Within the experimental evaluation of the presented localization concept, clips could be estimated with an average error of 1 cm to 4.3 cm in the car chassis. This was sufficient for positioning the CCL to perform accurate localization with a positional accuracy of 0.46 mm, and a rotational accuracy of 0.94 \(^\circ \) in a narrow field of view. Grasping attempts with a positional accuracy of less than 1 mm and rotational accuracy of less than 2 \(^\circ \) allowed successful grasps in this case study. From the results, it can be expected that the concept can be generalized for the localization of other components such as plugs or wire channels.

Nonetheless, there remain limitations to the proposed method.
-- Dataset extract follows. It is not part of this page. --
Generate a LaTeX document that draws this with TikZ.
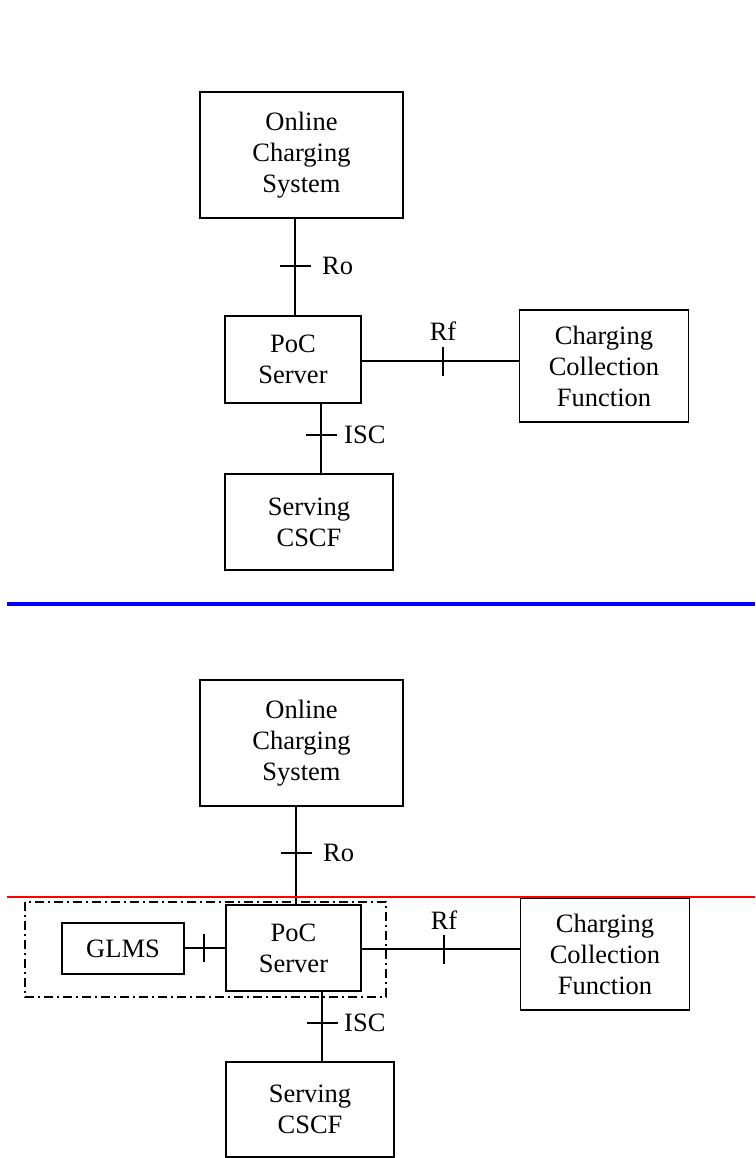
\documentclass[tikz,border=0pt]{standalone}
\usepackage{fontspec}
\setmainfont{Liberation Serif}
\begin{document}
\begin{tikzpicture}[x=1pt,y=-1pt,
  box/.style={draw=black, line width=1.6pt, rectangle, inner sep=0pt, align=center,
    font=\fontsize{26.5}{31}\selectfont},
  conn/.style={draw=black, line width=1.6pt},
  lbl/.style={inner sep=0pt, font=\fontsize{26.5}{31}\selectfont}]
\useasboundingbox (0,0) rectangle (755,1158);

% ---------- top half ----------
\node[box, minimum width=203pt, minimum height=126pt] (ocsA) at (301.5,155) {Online\\Charging\\System};
\node[box, minimum width=136pt, minimum height=87pt] (pocA) at (293,359.5) {PoC\\Server};
\node[box, minimum width=169pt, minimum height=112pt] (ccfA) at (604,366) {Charging\\Collection\\Function};
\node[box, minimum width=168pt, minimum height=96pt] (cscfA) at (309,522) {Serving\\CSCF};

\coordinate (roA) at (295,266);
\coordinate (rfA) at (443,361);
\coordinate (iscA) at (321,435);

\draw[conn] (ocsA.south -| roA) -- (pocA.north -| roA);
\draw[conn] ([xshift=-15.5pt]roA) -- ([xshift=15.5pt]roA);
\node[lbl, anchor=west] (roAl) at (322,266) {Ro};

\draw[conn] (pocA.east |- rfA) -- (ccfA.west |- rfA);
\draw[conn] ([yshift=-14.5pt]rfA) -- ([yshift=14.5pt]rfA);
\node[lbl] (rfAl) at (443,331) {Rf};

\draw[conn] (pocA.south -| iscA) -- (cscfA.north -| iscA);
\draw[conn] ([xshift=-15.5pt]iscA) -- ([xshift=15.5pt]iscA);
\node[lbl, anchor=west] (iscAl) at (344,435) {ISC};

% ---------- separator ----------
\coordinate (blL) at (7,604);
\coordinate (blR) at (755,604);
\draw[blue, line width=3.2pt] (blL) -- (blR);

% ---------- bottom half ----------
\node[box, minimum width=203pt, minimum height=126pt] (ocsB) at (301.5,743) {Online\\Charging\\System};
\node[box, minimum width=135pt, minimum height=86pt] (pocB) at (293.5,948) {PoC\\Server};
\node[box, minimum width=169pt, minimum height=112pt] (ccfB) at (605,954) {Charging\\Collection\\Function};
\node[box, minimum width=168pt, minimum height=95pt] (cscfB) at (310,1109.5) {Serving\\CSCF};
\node[box, minimum width=122pt, minimum height=51pt] (glms) at (123,948.5) {GLMS};

\coordinate (roB) at (296,853);
\coordinate (rfB) at (444,949);
\coordinate (iscB) at (322,1023);
\coordinate (glB) at (204,948);

\draw[conn] (ocsB.south -| roB) -- (pocB.north -| roB);
\draw[conn] ([xshift=-15.5pt]roB) -- ([xshift=15.5pt]roB);
\node[lbl, anchor=west] (roBl) at (323,853) {Ro};

\coordinate (rdL) at (7,897);
\coordinate (rdR) at (755,897);
\draw[red, line width=1.6pt] (rdL) -- (rdR);

\draw[black, line width=1.5pt, dash pattern=on 9pt off 4pt on 2pt off 4pt] (25,902) rectangle (386,997);

\draw[conn] (glms.east |- glB) -- (pocB.west |- glB);
\draw[conn] ([yshift=-14pt]glB) -- ([yshift=14pt]glB);

\draw[conn] (pocB.east |- rfB) -- (ccfB.west |- rfB);
\draw[conn] ([yshift=-14.5pt]rfB) -- ([yshift=14.5pt]rfB);
\node[lbl] (rfBl) at (444,920) {Rf};

\draw[conn] (pocB.south -| iscB) -- (cscfB.north -| iscB);
\draw[conn] ([xshift=-15.5pt]iscB) -- ([xshift=15.5pt]iscB);
\node[lbl, anchor=west] (iscBl) at (344,1023) {ISC};
\end{tikzpicture}
\end{document}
First, the wire harness localization needs an entire view of the wire harness and a sufficiently good estimate of the initial configuration to perform successful registration. Second, overlapping of wires needs to be avoided because the non-rigid registration could converge in physically implausible local minima, which causes the localization to fail. Third, the components need to be constrained to specific orientations, as the robot cannot re-grasp and re-position the component arbitrarily.

Future research will be necessary to improve the concept. Methods that are capable to localize the wire harness from partial views and recover from false position estimates or failed grasps will make the process more robust and help to get closer to the goal of automated wire harness installation.